Material:
[START]

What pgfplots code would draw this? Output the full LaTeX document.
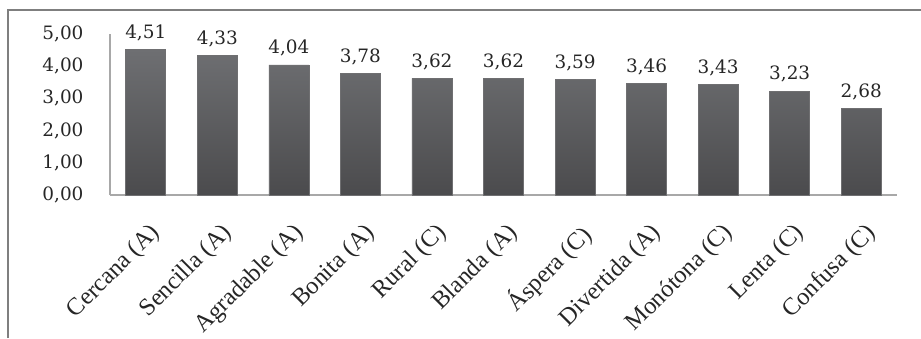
\documentclass[border=0pt]{standalone}
\usepackage{pgfplots}
\pgfplotsset{compat=1.18}
\usepackage{fontspec}
\setmainfont{DejaVu Serif}
\newfontfamily\catfont{Liberation Serif}
\definecolor{barTop}{HTML}{6E6F72}
\definecolor{barBot}{HTML}{4B4B4D}
\definecolor{axisGray}{HTML}{A8A8A8}
\definecolor{frameGray}{HTML}{7F7F7F}
\definecolor{txt}{HTML}{262626}
\begin{document}
\begin{tikzpicture}[x=1bp,y=1bp]
\begin{axis}[
  at={(0,0)}, anchor=south west,
  scale only axis, width=787bp, height=161bp,
  xmin=-0.5, xmax=10.5, ymin=0, ymax=5,
  enlargelimits=false, clip=false,
  axis x line*=bottom, axis y line*=left,
  axis line style={draw=axisGray, line width=1.4bp, -},
  major tick length=0,
  ytick={0,1,2,3,4,5},
  xtick={0,...,10},
  xticklabels={Cercana (A),Sencilla (A),Agradable (A),Bonita (A),Rural (C),Blanda (A),Áspera (C),Divertida (A),Monótona (C),Lenta (C),Confusa (C)},
  /pgf/number format/assume math mode=true,
  /pgf/number format/.cd, fixed, fixed zerofill, precision=2, use comma, /pgfplots/.cd,
  yticklabel style={font=\fontsize{18.5}{20}\selectfont, text=txt, xshift=-23bp},
  xticklabel style={font=\catfont\fontsize{24.5}{26}\selectfont, text=txt,
    xshift=3bp, yshift=-25bp, rotate=45, anchor=north east, inner sep=1bp},
  ybar, bar width=40bp, bar shift=0pt,
  nodes near coords,
  every node near coord/.append style={font=\fontsize{18.5}{20}\selectfont, text=txt, yshift=5bp},
]
\addplot[draw=barBot!80!white, line width=0.6bp, top color=barTop, bottom color=barBot]
  coordinates {(0,4.51) (1,4.33) (2,4.04) (3,3.78) (4,3.62) (5,3.62) (6,3.59) (7,3.46) (8,3.43) (9,3.23) (10,2.68)};
\end{axis}
\draw[frameGray, line width=1.5bp] (-102,-143) -- (-102,185) -- (811,185);
\pgfresetboundingbox
\useasboundingbox (-110,-143) rectangle (811,195);
\end{tikzpicture}
\end{document}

[END]

Work instructions:
Do not copy the pictures, but repeat every line exactly.

Exercise answer:
What pgfplots code would draw this? Output the full LaTeX document.
\documentclass[border=0pt]{standalone}
\usepackage{pgfplots}
\pgfplotsset{compat=1.18}
\usepackage{fontspec}
\setmainfont{DejaVu Serif}
\newfontfamily\catfont{Liberation Serif}
\definecolor{barTop}{HTML}{6E6F72}
\definecolor{barBot}{HTML}{4B4B4D}
\definecolor{axisGray}{HTML}{A8A8A8}
\definecolor{frameGray}{HTML}{7F7F7F}
\definecolor{txt}{HTML}{262626}
\begin{document}
\begin{tikzpicture}[x=1bp,y=1bp]
\begin{axis}[
  at={(0,0)}, anchor=south west,
  scale only axis, width=787bp, height=161bp,
  xmin=-0.5, xmax=10.5, ymin=0, ymax=5,
  enlargelimits=false, clip=false,
  axis x line*=bottom, axis y line*=left,
  axis line style={draw=axisGray, line width=1.4bp, -},
  major tick length=0,
  ytick={0,1,2,3,4,5},
  xtick={0,...,10},
  xticklabels={Cercana (A),Sencilla (A),Agradable (A),Bonita (A),Rural (C),Blanda (A),Áspera (C),Divertida (A),Monótona (C),Lenta (C),Confusa (C)},
  /pgf/number format/assume math mode=true,
  /pgf/number format/.cd, fixed, fixed zerofill, precision=2, use comma, /pgfplots/.cd,
  yticklabel style={font=\fontsize{18.5}{20}\selectfont, text=txt, xshift=-23bp},
  xticklabel style={font=\catfont\fontsize{24.5}{26}\selectfont, text=txt,
    xshift=3bp, yshift=-25bp, rotate=45, anchor=north east, inner sep=1bp},
  ybar, bar width=40bp, bar shift=0pt,
  nodes near coords,
  every node near coord/.append style={font=\fontsize{18.5}{20}\selectfont, text=txt, yshift=5bp},
]
\addplot[draw=barBot!80!white, line width=0.6bp, top color=barTop, bottom color=barBot]
  coordinates {(0,4.51) (1,4.33) (2,4.04) (3,3.78) (4,3.62) (5,3.62) (6,3.59) (7,3.46) (8,3.43) (9,3.23) (10,2.68)};
\end{axis}
\draw[frameGray, line width=1.5bp] (-102,-143) -- (-102,185) -- (811,185);
\pgfresetboundingbox
\useasboundingbox (-110,-143) rectangle (811,195);
\end{tikzpicture}
\end{document}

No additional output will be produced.